Estonian folklorist, regilaul singer and composer (1951–2018)

Mikk Sarv (10 August 1951 – 6 April 2018) was an Estonian folklorist, regilaul (runic-song) singer, biologist, educator and composer. He was a prominent promoter of the regilaul tradition and was among the founders of the runic-song ensemble Hellero. In scholarship on Baltic folklore revivals, Sarv has been described as a key figure in Estonian–Latvian networks around traditional music.

Sarv also composed music for Estonian documentary films, including nature films and other documentaries credited in contemporary reporting and film databases.

== Public roles ==
Sarv was active in civic organisations connected to adult education and rural community development. A historical overview of the Estonian Adult Education Association (Eesti Vabaharidusliit) credits Sarv as a key figure in the organisation’s (re)founding process and notes that he served as its chair in the early period. A 1994 issue of Õpetajate Leht listed Sarv as chair of both the Adult Education Teachers’ Society and the Adult Education Association.

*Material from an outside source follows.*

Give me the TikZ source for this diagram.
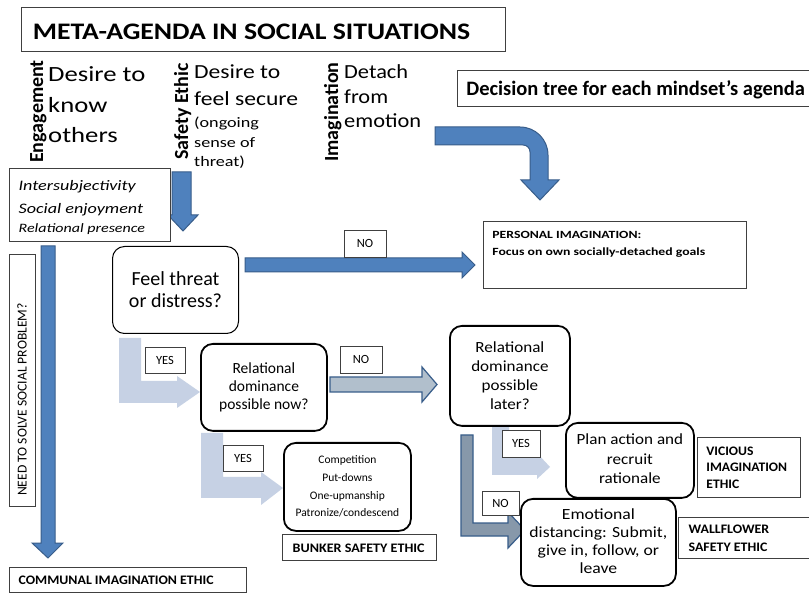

In the context of rural community organising, a PREPARE network report on the Estonian Village Movement (Kodukant) identifies Sarv as the movement’s first president.

== Broadcasting ==
Sarv appeared in Estonian broadcasting, including the ETV portrait programme Tähelaev. After his death, Klassikaraadio aired a programme highlighting his work and noted his long-running contribution to radio series such as Päeva pärimussõna.

== Awards and recognition ==
Sarv received the Cultural Endowment of Estonia’s annual award from the Folk Culture Endowment (1998). He was awarded the Order of the White Star (Medal Class) by a state decorations decision of 2 February 2001.